Ограниченность чрезвычайных правовых средств, встроенных в существующую легальность, должна ясно осознаваться юристами и, в первую очередь, государственными деятелями. Тем не менее, следует всё же признать, что в определённых обстоятельствах эти средства действительно могут быть эффективны в деле противодействия разрушительным факторам, сохранения правопорядка и государственности.
Когда же, однако, возникает непреодолимый, предельный кризис правопорядка? Когда кризис в правовой сфере достигает своей кульминационной точки, а правовая система вместе с существующим порядком оказываются в состоянии глубокой трансформации, деградации, дефрагментации? Здесь нам следует обратиться к общей теории правовой системы общества, способной привести нас к ряду полезных выводов, касающихся предмета данного исследования.
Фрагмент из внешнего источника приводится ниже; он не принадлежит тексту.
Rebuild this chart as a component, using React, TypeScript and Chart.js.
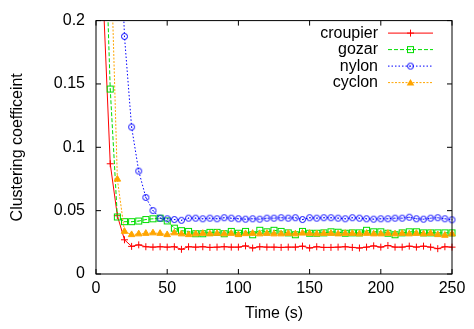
import React, { useEffect, useRef } from 'react';
import { Chart, registerables } from 'chart.js';

Chart.register(...registerables);

// ---- data ----
const timeSec = [
  0, 5, 10, 15, 20, 25, 30, 35, 40, 45, 50, 55, 60, 65, 70, 75, 80, 85, 90, 95,
  100, 105, 110, 115, 120, 125, 130, 135, 140, 145, 150, 155, 160, 165, 170, 175, 180, 185, 190, 195,
  200, 205, 210, 215, 220, 225, 230, 235, 240, 245, 250,
];

const croupier = [
  0.6, 0.22, 0.087, 0.046, 0.027, 0.0218, 0.023, 0.0215, 0.0212, 0.0215, 0.0212, 0.0215, 0.0195, 0.0215, 0.0212, 0.0215, 0.021, 0.0212, 0.0215, 0.0212,
  0.0212, 0.0222, 0.0205, 0.0215, 0.0212, 0.0212, 0.021, 0.0212, 0.0212, 0.022, 0.0205, 0.0215, 0.021, 0.021, 0.0212, 0.0215, 0.021, 0.0205, 0.0212, 0.0222,
  0.0212, 0.0225, 0.0212, 0.0212, 0.022, 0.0212, 0.022, 0.0212, 0.02, 0.0215, 0.0212,
];

const gozar = [
  0.8, 0.32, 0.146, 0.045, 0.0413, 0.0413, 0.0418, 0.043, 0.0436, 0.0441, 0.0419, 0.0362, 0.0342, 0.0336, 0.0318, 0.0318, 0.0329, 0.0329, 0.0318, 0.0336,
  0.0322, 0.0336, 0.031, 0.0345, 0.0333, 0.0345, 0.0336, 0.0325, 0.031, 0.0336, 0.0322, 0.0322, 0.0325, 0.0333, 0.033, 0.0322, 0.0325, 0.0325, 0.0345, 0.0333,
  0.0333, 0.0322, 0.031, 0.0325, 0.0333, 0.0333, 0.0325, 0.0325, 0.0325, 0.0325, 0.0325,
];

const nylon = [
  1.0, 0.8, 0.6, 0.334, 0.1875, 0.116, 0.0812, 0.0604, 0.0501, 0.0441, 0.0436, 0.043, 0.0424, 0.0441, 0.0441, 0.0436, 0.0441, 0.0436, 0.0444, 0.0441,
  0.0436, 0.0433, 0.0436, 0.0433, 0.0441, 0.0441, 0.0444, 0.0441, 0.0444, 0.043, 0.0444, 0.0441, 0.0444, 0.0444, 0.0441, 0.0436, 0.0444, 0.0441, 0.0436, 0.0433,
  0.0436, 0.0436, 0.0441, 0.0441, 0.0448, 0.0436, 0.0433, 0.0441, 0.0444, 0.0436, 0.0428,
];

const cyclon = [
  0.9, 0.5, 0.27, 0.0748, 0.0336, 0.031, 0.0316, 0.032, 0.0324, 0.032, 0.031, 0.0324, 0.0316, 0.031, 0.0316, 0.032, 0.0316, 0.032, 0.0316, 0.032,
  0.031, 0.0318, 0.032, 0.0316, 0.032, 0.0316, 0.0316, 0.032, 0.0316, 0.0322, 0.032, 0.0316, 0.032, 0.032, 0.0316, 0.032, 0.032, 0.0316, 0.032, 0.0316,
  0.0316, 0.032, 0.0316, 0.032, 0.0316, 0.032, 0.0316, 0.032, 0.031, 0.0305, 0.0316,
];

const seriesNames = ['croupier', 'gozar', 'nylon', 'cyclon'];
const xTicks = [0, 50, 100, 150, 200, 250];
const xTickLabels = ['0', '50', '100', '150', '200', '250'];
const yTicks = [0, 0.05, 0.1, 0.15, 0.2];
const yTickLabels = ['0', '0.05', '0.1', '0.15', '0.2'];
const xTitle = 'Time (s)';
const yTitle = 'Clustering coefficeint';

// ---- styles ----
const FONT = "'Liberation Sans', Arial, Helvetica, sans-serif";
const FONT_SIZE = 16;
const colors = ['#ff0000', '#00dd00', '#0000ff', '#ffa500'];
const dashes: number[][] = [[], [4, 2], [1.5, 2], [2, 1.5]];
const CLIP = { left: 0, top: 0, right: 6, bottom: 0 };

function makeMarker(kind: string, color: string): HTMLCanvasElement {
  const c = document.createElement('canvas');
  c.width = 9;
  c.height = 9;
  const g = c.getContext('2d')!;
  g.strokeStyle = color;
  g.fillStyle = color;
  g.lineWidth = 1;
  if (kind === 'circle') {
    g.beginPath();
    g.arc(4.5, 4.5, 3, 0, Math.PI * 2);
    g.stroke();
    g.fillRect(4, 4, 1, 1);
  } else if (kind === 'square') {
    g.strokeRect(1.5, 1.5, 6, 6);
    g.fillRect(4, 4, 1, 1);
  }
  return c;
}

function drawLegendMarker(ctx: CanvasRenderingContext2D, i: number, x: number, y: number, img: any) {
  const color = colors[i];
  ctx.save();
  ctx.setLineDash([]);
  ctx.strokeStyle = color;
  ctx.fillStyle = color;
  ctx.lineWidth = 1;
  if (i === 0) {
    ctx.beginPath();
    ctx.moveTo(x - 3.5, y);
    ctx.lineTo(x + 3.5, y);
    ctx.moveTo(x, y - 3.5);
    ctx.lineTo(x, y + 3.5);
    ctx.stroke();
  } else if (i === 3) {
    ctx.beginPath();
    ctx.moveTo(x, y - 3.5);
    ctx.lineTo(x + 3.8, y + 2.8);
    ctx.lineTo(x - 3.8, y + 2.8);
    ctx.closePath();
    ctx.fill();
  } else if (img) {
    ctx.drawImage(img, x - img.width / 2, y - img.height / 2);
  }
  ctx.restore();
}

export default function App() {
  const canvasRef = useRef<HTMLCanvasElement | null>(null);

  useEffect(() => {
    const canvas = canvasRef.current;
    if (!canvas) return;
    const squareImg = makeMarker('square', colors[1]);
    const circleImg = makeMarker('circle', colors[2]);
    const markerImgs: any[] = [null, squareImg, circleImg, null];

    const allSeries = [croupier, gozar, nylon, cyclon];
    const pointStyles: any[] = ['cross', squareImg, circleImg, 'triangle'];
    const radii = [3.5, 4, 4, 3.8];

    const datasets = allSeries.map((vals, i) => ({
      label: seriesNames[i],
      data: timeSec.map((t, k) => ({ x: t, y: vals[k] })),
      borderColor: colors[i],
      backgroundColor: colors[i],
      borderWidth: 1,
      borderDash: dashes[i],
      pointStyle: pointStyles[i],
      pointRadius: radii[i],
      pointBorderWidth: 1,
      pointBorderColor: colors[i],
      pointBackgroundColor: colors[i],
      fill: false,
      tension: 0,
      clip: CLIP,
      order: 4 - i,
    }));

    const framePlugin = {
      id: 'gnuFrame',
      afterDatasetsDraw(chart: any) {
        const { ctx, chartArea: a, scales } = chart;
        ctx.save();
        ctx.setLineDash([]);
        ctx.strokeStyle = '#000';
        ctx.lineWidth = 1;
        ctx.strokeRect(a.left, a.top, a.right - a.left, a.bottom - a.top);
        const L = 5;
        ctx.beginPath();
        xTicks.forEach((v) => {
          const p = scales.x.getPixelForValue(v);
          ctx.moveTo(p, a.bottom);
          ctx.lineTo(p, a.bottom - L);
          ctx.moveTo(p, a.top);
          ctx.lineTo(p, a.top + L);
        });
        yTicks.forEach((v) => {
          const p = scales.y.getPixelForValue(v);
          ctx.moveTo(a.left, p);
          ctx.lineTo(a.left + L, p);
          ctx.moveTo(a.right, p);
          ctx.lineTo(a.right - L, p);
        });
        ctx.stroke();

        // legend (gnuplot style, top-right inside)
        ctx.font = `${FONT_SIZE}px ${FONT}`;
        ctx.textAlign = 'right';
        ctx.textBaseline = 'middle';
        chart.data.datasets.forEach((ds: any, i: number) => {
          const y = a.top + 12.5 + i * 16.5;
          const textRight = a.right - 74;
          ctx.fillStyle = '#000';
          ctx.fillText(ds.label, textRight, y);
          const x0 = a.right - 64;
          const x1 = a.right - 19;
          ctx.save();
          ctx.strokeStyle = colors[i];
          ctx.lineWidth = 1;
          ctx.setLineDash(dashes[i]);
          ctx.beginPath();
          ctx.moveTo(x0, y);
          ctx.lineTo(x1, y);
          ctx.stroke();
          ctx.restore();
          drawLegendMarker(ctx, i, (x0 + x1) / 2, y, markerImgs[i]);
        });
        ctx.restore();
      },
    };

    const chart = new Chart(canvas, {
      type: 'line',
      data: { datasets: datasets as any },
      options: {
        animation: false,
        responsive: false,
        devicePixelRatio: 1,
        events: [],
        layout: { padding: { top: 15, right: 22, left: 0, bottom: 0 } },
        plugins: {
          legend: { display: false },
          tooltip: { enabled: false },
        },
        scales: {
          x: {
            type: 'linear',
            min: 0,
            max: 250,
            grid: { display: false, drawTicks: false },
            border: { display: false },
            afterBuildTicks: (scale: any) => {
              scale.ticks = xTicks.map((v) => ({ value: v }));
            },
            afterFit: (scale: any) => {
              scale.height = 55;
            },
            ticks: {
              padding: 5,
              color: '#000',
              maxRotation: 0,
              autoSkip: false,
              font: { family: FONT, size: FONT_SIZE },
              callback: (_v: any, idx: number) => xTickLabels[idx],
            },
            title: {
              display: true,
              text: xTitle,
              color: '#000',
              font: { family: FONT, size: FONT_SIZE },
              padding: { top: 0, bottom: 6 },
            },
          },
          y: {
            type: 'linear',
            min: 0,
            max: 0.2,
            grid: { display: false, drawTicks: false },
            border: { display: false },
            afterBuildTicks: (scale: any) => {
              scale.ticks = yTicks.map((v) => ({ value: v }));
            },
            afterFit: (scale: any) => {
              scale.width = 96;
            },
            ticks: {
              padding: 11,
              color: '#000',
              autoSkip: false,
              font: { family: FONT, size: FONT_SIZE },
              callback: (_v: any, idx: number) => yTickLabels[idx],
            },
            title: {
              display: true,
              text: yTitle,
              color: '#000',
              font: { family: FONT, size: FONT_SIZE },
              padding: { top: 8, bottom: 0 },
            },
          },
        },
      } as any,
      plugins: [framePlugin],
    });

    return () => chart.destroy();
  }, []);

  return (
    <div style={{ position: 'absolute', left: 0, top: 0, width: 474, height: 329, background: '#fff' }}>
      <canvas ref={canvasRef} width={474} height={329} style={{ display: 'block' }} />
    </div>
  );
}
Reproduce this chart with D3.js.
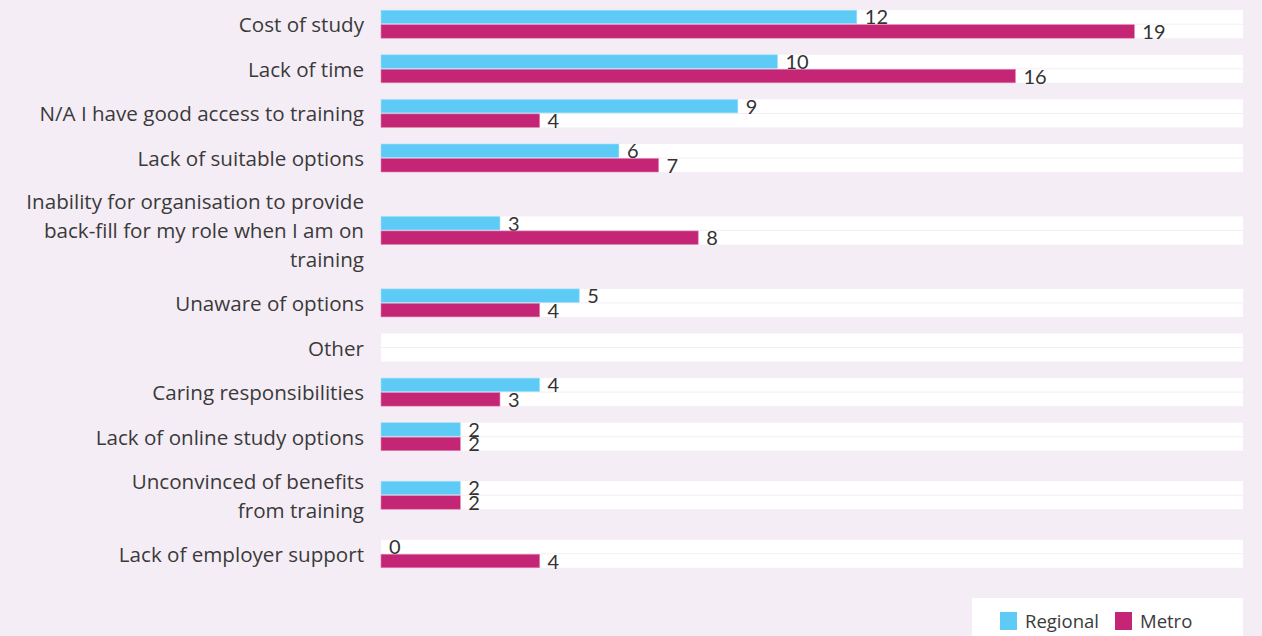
<!DOCTYPE html>
<html>
<head>
<meta charset="utf-8">
<script src="https://cdn.jsdelivr.net/npm/d3@7/dist/d3.min.js"></script>
<style>
  html, body { margin: 0; padding: 0; background: #f5edf5; }
  svg { display: block; }
  .cat { font-family: "Open Sans", sans-serif; font-size: 20.6px; fill: #3a3a3a; }
  .val { font-family: Lato, sans-serif; font-size: 20px; fill: #333; }
  .leg { font-family: "Open Sans", sans-serif; font-size: 18.5px; fill: #3a3a3a; }
</style>
</head>
<body>
<div id="chart"></div>
<script>
// chart data
var categories = [
  "Cost of study",
  "Lack of time",
  "N/A I have good access to training",
  "Lack of suitable options",
  "Inability for organisation to provide\nback-fill for my role when I am on\ntraining",
  "Unaware of options",
  "Other",
  "Caring responsibilities",
  "Lack of online study options",
  "Unconvinced of benefits\nfrom training",
  "Lack of employer support"
];
var regional = [12, 10, 9, 6, 3, 5, null, 4, 2, 2, 0];
var metro = [19, 16, 4, 7, 8, 4, null, 3, 2, 2, 4];
var seriesNames = ["Regional", "Metro"];
var seriesColors = ["#5ecbf6", "#c42574"];

var W = 1262, H = 636;
var left = 381, right = 1243;
var bandH = 28, barH = 13.5, gap = 1;
var lineH = 29;

var svg = d3.select("#chart").append("svg").attr("width", W).attr("height", H);

var x = d3.scaleLinear().domain([0, 21.74]).range([left, right]);

// rows grow with the number of label lines
var rows = categories.map(function(c, i) {
  var lines = c.split("\n");
  return { name: c, lines: lines, h: 16.75 + 27.85 * lines.length, r: regional[i], m: metro[i] };
});
var yPos = 1.9;
rows.forEach(function(d) {
  d.cy = yPos + d.h / 2;
  d.top = d.cy - bandH / 2;
  yPos += d.h;
});

var g = svg.selectAll("g.row").data(rows).enter().append("g").attr("class", "row");

// white tracks
[0, 1].forEach(function(k) {
  g.append("rect")
    .attr("x", left).attr("width", right - left)
    .attr("y", function(d) { return d.top + k * (barH + gap); })
    .attr("height", barH)
    .attr("fill", "#fff");
});

// bars + value labels
[0, 1].forEach(function(k) {
  var key = k === 0 ? "r" : "m";
  g.filter(function(d) { return d[key] != null && d[key] > 0; })
    .append("rect")
    .attr("x", x(0))
    .attr("y", function(d) { return d.top + k * (barH + gap); })
    .attr("width", function(d) { return x(d[key]) - x(0); })
    .attr("height", barH)
    .attr("fill", seriesColors[k])
    .attr("stroke", k === 0 ? "#9fe0fa" : "#e07fb0")
    .attr("stroke-width", 0.6);

  g.filter(function(d) { return d[key] != null; })
    .append("text")
    .attr("class", "val")
    .attr("x", function(d) { return x(d[key]) + 8; })
    .attr("y", function(d) { return d.top + k * (barH + gap) + barH / 2 + 7.5; })
    .text(function(d) { return d[key]; });
});

// category labels
g.each(function(d) {
  var t = d3.select(this).append("text")
    .attr("class", "cat")
    .attr("text-anchor", "end")
    .attr("x", 364);
  var n = d.lines.length;
  d.lines.forEach(function(line, j) {
    t.append("tspan")
      .attr("x", 364)
      .attr("y", d.cy + 1 + (j - (n - 1) / 2) * lineH + 7)
      .text(line);
  });
});

// legend
var lg = svg.append("g");
lg.append("rect").attr("x", 972).attr("y", 598).attr("width", 271).attr("height", 40).attr("fill", "#fff");
var items = [{ x: 1000 }, { x: 1115 }];
items.forEach(function(it, i) {
  lg.append("rect").attr("x", it.x).attr("y", 612).attr("width", 17).attr("height", 18)
    .attr("fill", seriesColors[i]);
  lg.append("text").attr("class", "leg").attr("x", it.x + 25).attr("y", 628).text(seriesNames[i]);
});
</script>
</body>
</html>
Как уже было сказано, кризисные состояния правопорядка обычно связаны с кризисными явлениями в иных сферах общественной жизни – в политике, в социальной сфере, в области культуры и т. д. Это логично, ведь сам правопорядок (или правовой порядок) представляет собой не что иное как реально существующую систему узаконенных общественных отношений в их сочетании с добровольно или по принуждению разделяемыми большинством членов общества нормативными представлениями; т. е. правопорядок – это именно и в первую очередь социальные отношения[61]. Поскольку общество не существует в виде функционирующих автономно друг от друга областей правовой, политической, экономической, культурной жизни и всегда должно рассматриваться в синкретическом единстве, позволяющем, однако, с определённой долей условности выделять в его рамках специфику отдельных родов отношений, наиболее простой мыслительной операцией является отождествление кризисов в правовой сфере с определёнными проблемами в иных сферах жизни общества. Материалистический подход к правовым явлениям заставляет нас признать обусловленность кризисных состояний правопорядка негативными процессами и противоречиями в области материальных отношений, прежде всего – в области экономики. Таким образом, вопрос кажется исчерпанным: любой кризис правопорядка есть кризис системы экономического хозяйства, выражающий несоответствие господствующих и официально признаваемых экономических отношений действительным потребностям общества, разрыв между структурами политико-правовой «надстройки» и самим экономическим «базисом».